Commenting on the growth prospects for Rotana and the wider industry in 2016, Hutchinson said that the outlook for the GCC tourism sector in 2016 remains positive despite market conditions continuing to remain challenging due to plummeting oil prices and the collapse in value of the Ruble and Euro.

“In their continued push to diversify their economies, GCC governments are stepping up spending in infrastructure projects and this is expected to have a positive impact on sustaining investor appetite for the region and its tourism industry. Although demand from traditional source markets has seen a decline, we have been witnessing a steady rise in intra-regional travel - a trend we expect to continue through 2016. This, along with the rising status of cities such as Dubai, Doha and Jeddah as prominent MICE (Meetings, Incentives, Conferences and Exhibitions) destinations, should enable the region’s hospitality industry to maintain its growth pace in 2016.”

Turning his attention to the Qatar market, Hutchinson pointed out that, with the Qatar Tourism Authority (QTA) setting in motion plans to attract 7 million visitors per year by 2030 as part of the government’s drive to diversify its income sources, the sector’s direct contribution to the economy is expected to amount to 3.1% of national GDP.

He said, “Qatar is home to a diverse range of cultural attractions, which include both natural and man-made assets. Moreover, Qatar’s strategic location makes it easily accessible from all major tourism source markets, and with efforts currently underway to further develop its MICE tourism infrastructure and with the country preparing to host a number of major sporting events including the 2022 FIFA World Cup, Qatar can expect to see increased tourism demand, driven by its diversified leisure, business and cultural offerings.”

“The GCC countries represent the largest source market for Qatar, accounting for more than 75% of overall visitors in the previous years, indicating Qatar’s heavy reliance on this region. This trend will likely maintain in 2016,” he added.

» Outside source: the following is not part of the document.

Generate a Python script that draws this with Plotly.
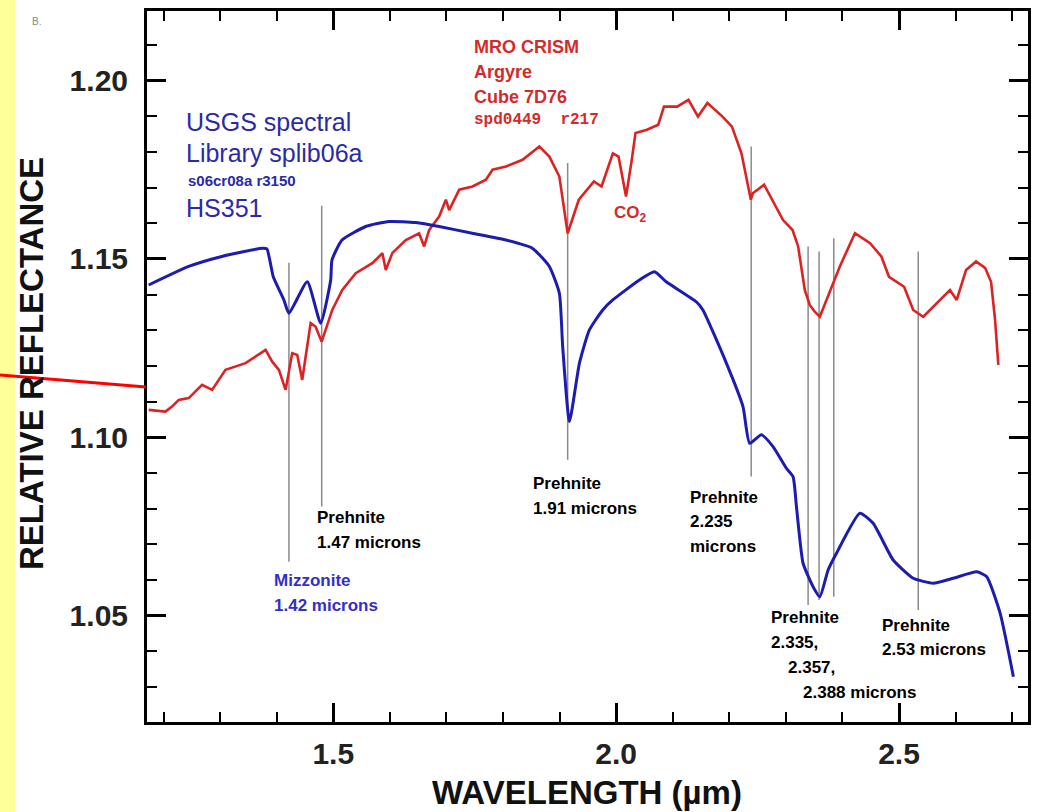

On the top hospitality trends expected in the Middle East in 2016, Hutchinson said, “The Millennials, or the new-generation travelers, have been the latest focus for the industry. We’re seeing a lot of growth in that area and then they’re influencing the older generations as well. Rotana has been pioneering e commerce-focused innovations in the Middle East hospitality industry. Furthermore, we have developed a Rotana Mobile App which has posted a 20% increase in monthly mobile bookings in 2015, delivering a significant return on investment in developing the mobility platform.”

Rotana currently manages more than 100 hotels in the Middle East, Africa, South Asia and Eastern Europe, with an aggressive expansion plan for the future.